The City of Chowchilla filed a petition for a Writ of Mandate Jan. 6 against California Department of Corrections and Rehabilitation for failure to comply with the California Environmental Quality Act in its decision to convert Valley State Prison for Women into a men's prison.
The conversion is part of the state's prison realignment plan, mandated by a federal court order to reduce the state inmate population in its 33 prisons to 137.5% of capacity by June 27, 2013.
The City of Chowchilla and other government agencies in Madera County believe the planned conversion will have a significant environmental impact on the community and region.
"The Chowchilla City Council feels it is imperative to take necessary steps to protect our community and our rural way of life from the state's planned prison conversion," said Chowchilla Mayor Janan Hebert. "It's unfortunate that we have to file papers in court in order to keep our neighborhoods secure but California Department of Corrections and Rehabilitation has left us with no other options."
The state's environmental review process was completed Dec. 5 with the filing of a Notice of Exemption.
"When the prison authorities were attempting to bring Valley State Prison for Women and Central California Women's Facility to Chowchilla back in the late '80s, they sold it to the community based on the difference between a male and female facility," said David Rogers, Madera County District 2 supervisor.
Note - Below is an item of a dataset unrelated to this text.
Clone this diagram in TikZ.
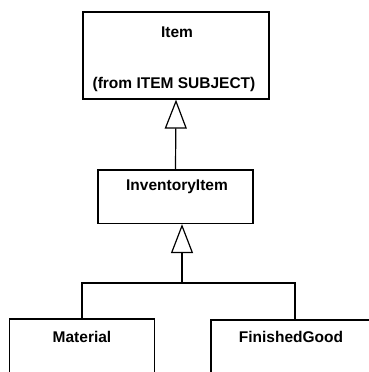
\documentclass[tikz,border=0pt]{standalone}
\usepackage{fontspec}
\setmainfont{Liberation Sans}
\usetikzlibrary{arrows.meta}
\tikzset{
  umlbox/.style={draw, line width=1.2pt, inner sep=0pt},
  umltxt/.style={font=\bfseries\fontsize{15.5}{18}\selectfont, inner sep=0pt},
  inherit/.style={line width=1.2pt, -{Triangle[open,width=22pt,length=29pt,line width=1.2pt]}},
  umlline/.style={line width=1.2pt}
}
\newcommand{\umlclass}[5]{\node[umlbox, minimum width=#3, minimum height=#4] (#1) at (#2) {};}

\begin{document}
\begin{tikzpicture}[x=1pt,y=-1pt]
        \useasboundingbox (0,0) rectangle (369,372);
        \clip (0,0) rectangle (369,372);
        % classes
        \umlclass{item}{176,55.5}{186pt}{87pt}{}
        \node[umltxt] (itemname) at (177,32) {Item};
        \node[umltxt] (itemfrom) at (174,84) {(from ITEM SUBJECT)};
        \umlclass{inv}{175.5,196.75}{155pt}{53.5pt}{}
        \node[umltxt] (invname) at (177,187) {InventoryItem};
        \umlclass{mat}{82,359}{145pt}{80pt}{}
        \node[umltxt] (matname) at (82,337) {Material};
        \umlclass{fin}{295,360}{168pt}{80pt}{}
        \node[umltxt] (finname) at (291,337) {FinishedGood};
        % generalisations
        \draw[inherit] (inv.north) -- (item.south);
        \coordinate (bar) at (182,283);
        \draw[inherit] (bar) -- (bar |- inv.south);
        \draw[umlline] (mat.north) |- (bar) -| (fin.north);
    \end{tikzpicture}
\end{document}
"In their own words, they stated that the inmate families would follow the male institution and typically do not follow the female institution. California Department of Corrections and Rehabilitation promised it would not be converted -- so much for promises from the state. This could completely change our way of life in Chowchilla.
"The impacts would be felt county-wide in the drain on general fund dollars due to district attorney prosecutions inside the facility, law enforcement needs and the social services being overwhelmed.
"There is no study which indicates we are wrong in our assessment of the conversion and its potential impacts. We do not want to be a part of a big experiment that fails. Madera County is being asked to shoulder a burden that no other county is experiencing in realignment."
The prison conversion is scheduled to happen in phases and be completed by July, 2013.
According to a prepared statement from the state department last month, the conversion will help alleviate the adult male inmate overcrowding problem and avoid staff layoffs at the institution. Female inmates, 3,171 women in Chowchilla as of last month, will go across the road to the Central California Women's Facility and to the California Institution for Women in Corona.